§ **What you have to do**
From the entries below, print exactly the span beginning with the line holding "Reproduce this chart with Plotly." and ending with the line holding "697, 724, 765]", endpoints included, and skip any pictures.
[start]
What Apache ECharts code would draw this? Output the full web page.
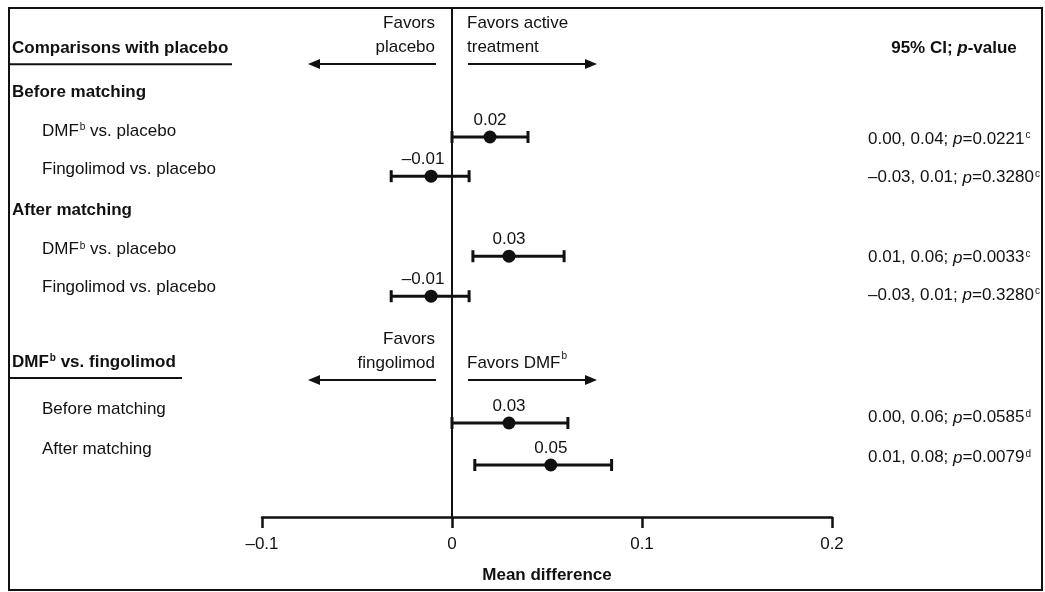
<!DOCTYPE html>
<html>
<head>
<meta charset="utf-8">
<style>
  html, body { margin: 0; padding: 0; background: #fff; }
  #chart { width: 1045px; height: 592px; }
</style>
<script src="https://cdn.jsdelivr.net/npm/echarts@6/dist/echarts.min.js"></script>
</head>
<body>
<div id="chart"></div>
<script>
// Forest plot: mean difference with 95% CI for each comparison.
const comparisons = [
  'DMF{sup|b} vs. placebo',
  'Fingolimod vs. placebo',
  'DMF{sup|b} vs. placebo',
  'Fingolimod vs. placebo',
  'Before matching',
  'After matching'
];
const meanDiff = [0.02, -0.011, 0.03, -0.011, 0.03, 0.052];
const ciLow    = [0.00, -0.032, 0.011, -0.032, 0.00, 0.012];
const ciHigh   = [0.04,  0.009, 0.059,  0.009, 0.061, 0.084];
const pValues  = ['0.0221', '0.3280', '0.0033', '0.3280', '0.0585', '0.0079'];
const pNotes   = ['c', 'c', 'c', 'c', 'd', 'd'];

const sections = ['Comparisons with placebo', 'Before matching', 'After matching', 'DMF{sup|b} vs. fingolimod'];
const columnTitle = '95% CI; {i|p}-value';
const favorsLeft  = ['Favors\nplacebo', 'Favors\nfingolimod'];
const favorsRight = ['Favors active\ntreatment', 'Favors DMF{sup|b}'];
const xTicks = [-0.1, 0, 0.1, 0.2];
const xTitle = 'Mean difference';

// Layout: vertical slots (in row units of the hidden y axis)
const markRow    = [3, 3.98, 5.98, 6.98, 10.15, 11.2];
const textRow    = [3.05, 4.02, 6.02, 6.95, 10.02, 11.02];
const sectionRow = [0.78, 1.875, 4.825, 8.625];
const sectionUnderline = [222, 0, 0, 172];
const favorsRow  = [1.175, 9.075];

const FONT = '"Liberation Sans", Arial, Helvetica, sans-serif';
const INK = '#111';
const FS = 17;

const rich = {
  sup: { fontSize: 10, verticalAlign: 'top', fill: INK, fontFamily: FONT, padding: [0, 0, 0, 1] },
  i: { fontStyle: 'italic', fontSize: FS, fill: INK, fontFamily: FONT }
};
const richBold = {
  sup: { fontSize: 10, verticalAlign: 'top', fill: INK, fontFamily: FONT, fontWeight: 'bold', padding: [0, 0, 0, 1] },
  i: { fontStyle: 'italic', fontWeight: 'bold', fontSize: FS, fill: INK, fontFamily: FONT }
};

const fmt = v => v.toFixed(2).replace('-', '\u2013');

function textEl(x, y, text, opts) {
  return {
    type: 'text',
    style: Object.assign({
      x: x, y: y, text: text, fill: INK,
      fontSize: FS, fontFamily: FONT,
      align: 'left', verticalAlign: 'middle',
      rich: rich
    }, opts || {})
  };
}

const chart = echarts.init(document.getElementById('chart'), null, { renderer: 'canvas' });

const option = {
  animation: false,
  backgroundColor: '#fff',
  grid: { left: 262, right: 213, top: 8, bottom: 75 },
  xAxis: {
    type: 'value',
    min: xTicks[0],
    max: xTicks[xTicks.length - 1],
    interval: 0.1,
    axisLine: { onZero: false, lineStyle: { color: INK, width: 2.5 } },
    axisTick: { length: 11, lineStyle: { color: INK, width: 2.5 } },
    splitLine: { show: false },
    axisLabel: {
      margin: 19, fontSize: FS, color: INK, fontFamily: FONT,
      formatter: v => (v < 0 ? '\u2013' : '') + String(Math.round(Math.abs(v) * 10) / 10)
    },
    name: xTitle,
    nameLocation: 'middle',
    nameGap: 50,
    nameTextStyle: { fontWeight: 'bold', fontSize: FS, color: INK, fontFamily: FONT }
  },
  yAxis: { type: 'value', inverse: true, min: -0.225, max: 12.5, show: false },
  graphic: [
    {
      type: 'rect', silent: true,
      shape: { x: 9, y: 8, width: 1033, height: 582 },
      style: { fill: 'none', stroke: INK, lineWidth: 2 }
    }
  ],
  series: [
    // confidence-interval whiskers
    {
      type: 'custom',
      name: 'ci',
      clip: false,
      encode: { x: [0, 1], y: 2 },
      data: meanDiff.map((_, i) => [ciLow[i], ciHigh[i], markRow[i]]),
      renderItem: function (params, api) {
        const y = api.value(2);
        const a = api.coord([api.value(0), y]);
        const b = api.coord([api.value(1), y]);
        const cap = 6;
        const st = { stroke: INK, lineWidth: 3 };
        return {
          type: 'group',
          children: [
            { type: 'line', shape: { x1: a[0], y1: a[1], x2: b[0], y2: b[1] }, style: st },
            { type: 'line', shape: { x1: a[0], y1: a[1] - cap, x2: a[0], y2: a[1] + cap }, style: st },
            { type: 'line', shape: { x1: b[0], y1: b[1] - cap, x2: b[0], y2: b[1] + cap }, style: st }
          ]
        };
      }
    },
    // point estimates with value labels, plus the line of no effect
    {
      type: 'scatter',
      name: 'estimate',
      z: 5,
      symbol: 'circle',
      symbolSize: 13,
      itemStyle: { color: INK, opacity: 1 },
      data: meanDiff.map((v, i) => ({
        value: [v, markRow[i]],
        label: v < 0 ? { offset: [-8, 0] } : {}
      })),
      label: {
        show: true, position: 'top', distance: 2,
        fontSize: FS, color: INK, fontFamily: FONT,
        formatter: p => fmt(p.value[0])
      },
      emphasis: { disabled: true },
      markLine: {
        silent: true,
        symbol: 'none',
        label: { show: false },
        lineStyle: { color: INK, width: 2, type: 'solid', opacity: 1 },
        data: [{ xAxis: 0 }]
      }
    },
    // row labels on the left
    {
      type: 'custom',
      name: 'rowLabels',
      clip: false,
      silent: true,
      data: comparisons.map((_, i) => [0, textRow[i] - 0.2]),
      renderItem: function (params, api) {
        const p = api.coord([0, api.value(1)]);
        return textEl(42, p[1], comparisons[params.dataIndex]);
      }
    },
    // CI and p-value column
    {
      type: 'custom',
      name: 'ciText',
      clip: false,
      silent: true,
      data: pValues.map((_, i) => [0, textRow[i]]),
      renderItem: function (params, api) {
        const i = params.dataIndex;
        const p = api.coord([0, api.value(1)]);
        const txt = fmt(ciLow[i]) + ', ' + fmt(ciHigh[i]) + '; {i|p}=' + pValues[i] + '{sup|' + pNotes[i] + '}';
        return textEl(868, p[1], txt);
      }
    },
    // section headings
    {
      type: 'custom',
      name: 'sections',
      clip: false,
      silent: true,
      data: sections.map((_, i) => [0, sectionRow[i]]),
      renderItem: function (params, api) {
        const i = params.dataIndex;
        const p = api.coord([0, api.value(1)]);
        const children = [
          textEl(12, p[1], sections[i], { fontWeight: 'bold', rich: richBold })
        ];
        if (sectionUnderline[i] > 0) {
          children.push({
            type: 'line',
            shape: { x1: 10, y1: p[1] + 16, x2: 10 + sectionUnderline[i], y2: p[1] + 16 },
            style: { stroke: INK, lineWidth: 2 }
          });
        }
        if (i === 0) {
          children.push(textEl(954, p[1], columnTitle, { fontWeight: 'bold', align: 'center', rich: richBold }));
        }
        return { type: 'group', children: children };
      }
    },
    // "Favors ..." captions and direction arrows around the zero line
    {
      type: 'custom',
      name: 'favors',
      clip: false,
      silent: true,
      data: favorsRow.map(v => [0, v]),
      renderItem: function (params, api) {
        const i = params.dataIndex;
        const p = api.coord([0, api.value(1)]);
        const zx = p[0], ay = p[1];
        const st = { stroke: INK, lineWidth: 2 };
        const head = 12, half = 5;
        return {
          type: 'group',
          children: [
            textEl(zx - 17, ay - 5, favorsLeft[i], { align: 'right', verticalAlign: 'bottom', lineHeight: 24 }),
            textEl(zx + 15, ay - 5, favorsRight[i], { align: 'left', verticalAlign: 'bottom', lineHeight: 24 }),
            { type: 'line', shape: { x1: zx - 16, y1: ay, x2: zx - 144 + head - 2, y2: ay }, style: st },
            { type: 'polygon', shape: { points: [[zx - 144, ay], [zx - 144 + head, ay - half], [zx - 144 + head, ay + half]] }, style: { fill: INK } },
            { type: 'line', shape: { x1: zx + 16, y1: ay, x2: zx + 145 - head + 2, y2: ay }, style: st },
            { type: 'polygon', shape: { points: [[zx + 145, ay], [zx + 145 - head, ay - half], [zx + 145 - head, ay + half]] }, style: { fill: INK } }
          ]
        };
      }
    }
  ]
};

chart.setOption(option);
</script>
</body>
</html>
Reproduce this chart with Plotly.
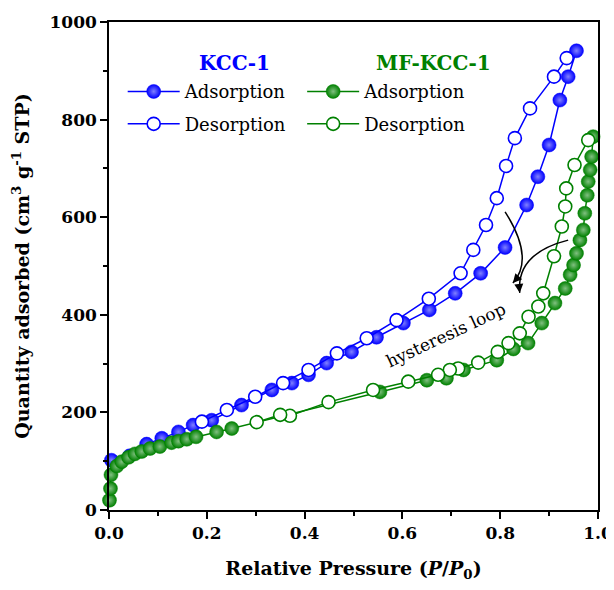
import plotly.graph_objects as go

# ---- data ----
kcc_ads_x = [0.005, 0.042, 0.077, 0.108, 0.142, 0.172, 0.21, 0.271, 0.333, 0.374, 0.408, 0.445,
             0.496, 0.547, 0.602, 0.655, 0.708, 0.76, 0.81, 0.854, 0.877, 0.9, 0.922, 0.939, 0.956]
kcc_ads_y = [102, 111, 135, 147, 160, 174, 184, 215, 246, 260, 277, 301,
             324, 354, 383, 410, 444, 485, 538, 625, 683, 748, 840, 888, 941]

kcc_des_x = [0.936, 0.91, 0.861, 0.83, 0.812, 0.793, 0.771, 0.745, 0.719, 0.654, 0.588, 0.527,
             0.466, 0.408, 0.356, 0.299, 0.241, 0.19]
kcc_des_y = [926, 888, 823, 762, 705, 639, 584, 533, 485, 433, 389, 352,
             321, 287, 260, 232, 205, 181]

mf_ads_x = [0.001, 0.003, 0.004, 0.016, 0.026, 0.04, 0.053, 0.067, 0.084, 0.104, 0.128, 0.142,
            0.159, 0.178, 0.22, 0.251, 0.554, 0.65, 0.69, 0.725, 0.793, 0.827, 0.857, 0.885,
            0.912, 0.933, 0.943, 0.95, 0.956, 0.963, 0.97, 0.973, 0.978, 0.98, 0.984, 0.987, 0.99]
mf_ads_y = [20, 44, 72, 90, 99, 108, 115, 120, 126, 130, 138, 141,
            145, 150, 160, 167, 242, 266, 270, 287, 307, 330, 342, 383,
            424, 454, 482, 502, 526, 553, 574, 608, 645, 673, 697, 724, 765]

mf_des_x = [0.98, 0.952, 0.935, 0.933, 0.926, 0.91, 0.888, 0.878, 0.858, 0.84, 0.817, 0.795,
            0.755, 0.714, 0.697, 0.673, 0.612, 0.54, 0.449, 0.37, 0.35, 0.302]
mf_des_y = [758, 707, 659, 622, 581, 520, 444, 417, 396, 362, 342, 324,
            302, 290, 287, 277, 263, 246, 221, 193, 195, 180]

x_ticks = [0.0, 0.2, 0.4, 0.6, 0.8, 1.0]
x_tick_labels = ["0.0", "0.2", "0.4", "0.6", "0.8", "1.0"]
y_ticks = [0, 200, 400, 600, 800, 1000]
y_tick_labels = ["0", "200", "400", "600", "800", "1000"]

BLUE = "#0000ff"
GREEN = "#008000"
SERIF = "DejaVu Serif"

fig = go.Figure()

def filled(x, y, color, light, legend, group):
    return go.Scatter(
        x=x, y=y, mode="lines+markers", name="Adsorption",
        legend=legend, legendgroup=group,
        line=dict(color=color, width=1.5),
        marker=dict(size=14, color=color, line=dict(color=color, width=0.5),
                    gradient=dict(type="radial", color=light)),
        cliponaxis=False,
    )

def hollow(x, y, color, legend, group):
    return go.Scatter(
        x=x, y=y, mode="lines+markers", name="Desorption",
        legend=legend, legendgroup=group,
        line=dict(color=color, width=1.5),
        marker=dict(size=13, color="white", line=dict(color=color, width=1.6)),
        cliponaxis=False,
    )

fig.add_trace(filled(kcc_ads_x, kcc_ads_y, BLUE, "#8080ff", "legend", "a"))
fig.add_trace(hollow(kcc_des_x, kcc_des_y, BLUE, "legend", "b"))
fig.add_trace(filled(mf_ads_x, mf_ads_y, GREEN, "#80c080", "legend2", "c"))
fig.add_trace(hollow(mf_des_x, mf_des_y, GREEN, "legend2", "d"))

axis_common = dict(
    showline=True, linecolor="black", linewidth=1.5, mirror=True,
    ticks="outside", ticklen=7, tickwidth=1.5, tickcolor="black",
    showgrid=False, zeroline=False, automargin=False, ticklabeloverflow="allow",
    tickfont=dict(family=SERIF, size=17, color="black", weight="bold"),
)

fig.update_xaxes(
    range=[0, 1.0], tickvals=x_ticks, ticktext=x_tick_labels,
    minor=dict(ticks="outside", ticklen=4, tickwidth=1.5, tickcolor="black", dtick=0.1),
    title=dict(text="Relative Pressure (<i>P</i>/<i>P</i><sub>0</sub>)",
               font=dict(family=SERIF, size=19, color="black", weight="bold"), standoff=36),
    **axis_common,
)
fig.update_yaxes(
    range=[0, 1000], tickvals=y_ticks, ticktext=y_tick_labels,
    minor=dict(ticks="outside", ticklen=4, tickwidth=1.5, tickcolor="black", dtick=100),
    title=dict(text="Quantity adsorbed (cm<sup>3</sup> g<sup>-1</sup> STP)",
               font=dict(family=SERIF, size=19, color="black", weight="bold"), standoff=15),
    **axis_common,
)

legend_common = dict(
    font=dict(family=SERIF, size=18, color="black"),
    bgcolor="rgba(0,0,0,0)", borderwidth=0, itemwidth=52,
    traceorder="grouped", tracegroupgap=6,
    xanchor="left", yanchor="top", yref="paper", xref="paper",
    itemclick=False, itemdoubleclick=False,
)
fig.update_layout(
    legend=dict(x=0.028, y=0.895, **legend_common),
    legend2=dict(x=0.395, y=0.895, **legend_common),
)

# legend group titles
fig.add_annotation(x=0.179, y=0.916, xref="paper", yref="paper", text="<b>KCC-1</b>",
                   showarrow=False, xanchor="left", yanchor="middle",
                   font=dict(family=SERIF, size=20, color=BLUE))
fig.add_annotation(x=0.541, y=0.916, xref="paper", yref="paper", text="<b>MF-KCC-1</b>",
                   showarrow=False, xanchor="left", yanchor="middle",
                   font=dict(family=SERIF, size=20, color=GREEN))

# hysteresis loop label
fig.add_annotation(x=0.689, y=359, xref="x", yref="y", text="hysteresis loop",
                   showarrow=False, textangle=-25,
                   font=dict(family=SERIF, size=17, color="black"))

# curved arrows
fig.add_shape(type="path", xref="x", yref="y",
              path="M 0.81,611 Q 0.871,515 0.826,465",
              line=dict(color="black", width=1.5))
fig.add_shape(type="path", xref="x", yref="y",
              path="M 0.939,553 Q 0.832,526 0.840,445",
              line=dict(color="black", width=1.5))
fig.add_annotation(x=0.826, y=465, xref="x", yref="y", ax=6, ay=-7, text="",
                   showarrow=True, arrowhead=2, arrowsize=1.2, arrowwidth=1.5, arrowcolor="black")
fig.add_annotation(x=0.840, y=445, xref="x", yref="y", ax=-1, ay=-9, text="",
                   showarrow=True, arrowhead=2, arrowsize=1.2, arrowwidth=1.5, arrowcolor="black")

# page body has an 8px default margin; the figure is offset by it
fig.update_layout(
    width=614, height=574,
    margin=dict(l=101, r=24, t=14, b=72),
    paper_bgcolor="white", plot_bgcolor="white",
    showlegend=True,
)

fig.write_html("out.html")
[end]
§ **Full response**
Reproduce this chart with Plotly.
import plotly.graph_objects as go

# ---- data ----
kcc_ads_x = [0.005, 0.042, 0.077, 0.108, 0.142, 0.172, 0.21, 0.271, 0.333, 0.374, 0.408, 0.445,
             0.496, 0.547, 0.602, 0.655, 0.708, 0.76, 0.81, 0.854, 0.877, 0.9, 0.922, 0.939, 0.956]
kcc_ads_y = [102, 111, 135, 147, 160, 174, 184, 215, 246, 260, 277, 301,
             324, 354, 383, 410, 444, 485, 538, 625, 683, 748, 840, 888, 941]

kcc_des_x = [0.936, 0.91, 0.861, 0.83, 0.812, 0.793, 0.771, 0.745, 0.719, 0.654, 0.588, 0.527,
             0.466, 0.408, 0.356, 0.299, 0.241, 0.19]
kcc_des_y = [926, 888, 823, 762, 705, 639, 584, 533, 485, 433, 389, 352,
             321, 287, 260, 232, 205, 181]

mf_ads_x = [0.001, 0.003, 0.004, 0.016, 0.026, 0.04, 0.053, 0.067, 0.084, 0.104, 0.128, 0.142,
            0.159, 0.178, 0.22, 0.251, 0.554, 0.65, 0.69, 0.725, 0.793, 0.827, 0.857, 0.885,
            0.912, 0.933, 0.943, 0.95, 0.956, 0.963, 0.97, 0.973, 0.978, 0.98, 0.984, 0.987, 0.99]
mf_ads_y = [20, 44, 72, 90, 99, 108, 115, 120, 126, 130, 138, 141,
            145, 150, 160, 167, 242, 266, 270, 287, 307, 330, 342, 383,
            424, 454, 482, 502, 526, 553, 574, 608, 645, 673, 697, 724, 765]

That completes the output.